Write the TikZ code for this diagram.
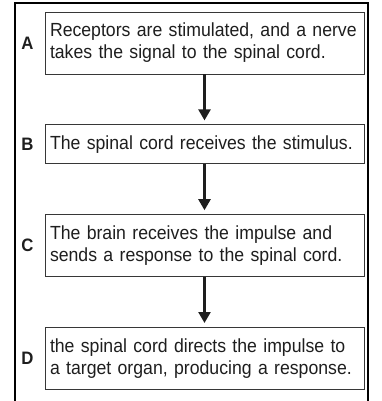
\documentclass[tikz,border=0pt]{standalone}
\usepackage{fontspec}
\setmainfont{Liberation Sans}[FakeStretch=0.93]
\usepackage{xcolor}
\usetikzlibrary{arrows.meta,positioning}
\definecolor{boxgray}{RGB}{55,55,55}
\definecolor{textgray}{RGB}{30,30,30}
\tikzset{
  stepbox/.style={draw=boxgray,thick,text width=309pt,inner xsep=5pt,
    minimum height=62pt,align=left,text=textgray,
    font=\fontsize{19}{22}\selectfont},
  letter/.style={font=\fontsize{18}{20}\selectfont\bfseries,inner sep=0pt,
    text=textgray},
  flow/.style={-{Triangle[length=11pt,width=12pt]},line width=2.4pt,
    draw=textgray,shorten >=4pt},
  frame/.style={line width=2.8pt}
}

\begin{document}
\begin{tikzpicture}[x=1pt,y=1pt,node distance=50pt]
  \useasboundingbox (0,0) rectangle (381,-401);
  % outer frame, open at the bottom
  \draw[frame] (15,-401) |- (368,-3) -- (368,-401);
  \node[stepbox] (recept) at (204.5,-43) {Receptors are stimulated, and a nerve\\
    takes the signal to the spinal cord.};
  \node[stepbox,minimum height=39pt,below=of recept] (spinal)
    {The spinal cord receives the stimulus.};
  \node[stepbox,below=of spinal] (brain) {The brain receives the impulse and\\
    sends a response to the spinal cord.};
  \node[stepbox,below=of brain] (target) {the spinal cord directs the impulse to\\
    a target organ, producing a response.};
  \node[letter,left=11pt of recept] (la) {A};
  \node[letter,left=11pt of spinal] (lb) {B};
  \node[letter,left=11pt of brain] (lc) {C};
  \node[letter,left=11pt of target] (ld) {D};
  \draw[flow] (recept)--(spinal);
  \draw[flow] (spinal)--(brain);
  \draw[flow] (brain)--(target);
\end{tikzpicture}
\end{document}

* Exercise brief:
Copy all the data exactly as written, but skip any picture.

* Solution for this problem:
Write the TikZ code for this diagram.
\documentclass[tikz,border=0pt]{standalone}
\usepackage{fontspec}
\setmainfont{Liberation Sans}[FakeStretch=0.93]
\usepackage{xcolor}
\usetikzlibrary{arrows.meta,positioning}
\definecolor{boxgray}{RGB}{55,55,55}
\definecolor{textgray}{RGB}{30,30,30}
\tikzset{
  stepbox/.style={draw=boxgray,thick,text width=309pt,inner xsep=5pt,
    minimum height=62pt,align=left,text=textgray,
    font=\fontsize{19}{22}\selectfont},
  letter/.style={font=\fontsize{18}{20}\selectfont\bfseries,inner sep=0pt,
    text=textgray},
  flow/.style={-{Triangle[length=11pt,width=12pt]},line width=2.4pt,
    draw=textgray,shorten >=4pt},
  frame/.style={line width=2.8pt}
}

\begin{document}
\begin{tikzpicture}[x=1pt,y=1pt,node distance=50pt]
  \useasboundingbox (0,0) rectangle (381,-401);
  % outer frame, open at the bottom
  \draw[frame] (15,-401) |- (368,-3) -- (368,-401);
  \node[stepbox] (recept) at (204.5,-43) {Receptors are stimulated, and a nerve\\
    takes the signal to the spinal cord.};
  \node[stepbox,minimum height=39pt,below=of recept] (spinal)
    {The spinal cord receives the stimulus.};
  \node[stepbox,below=of spinal] (brain) {The brain receives the impulse and\\
    sends a response to the spinal cord.};
  \node[stepbox,below=of brain] (target) {the spinal cord directs the impulse to\\
    a target organ, producing a response.};
  \node[letter,left=11pt of recept] (la) {A};
  \node[letter,left=11pt of spinal] (lb) {B};
  \node[letter,left=11pt of brain] (lc) {C};
  \node[letter,left=11pt of target] (ld) {D};
  \draw[flow] (recept)--(spinal);
  \draw[flow] (spinal)--(brain);
  \draw[flow] (brain)--(target);
\end{tikzpicture}
\end{document}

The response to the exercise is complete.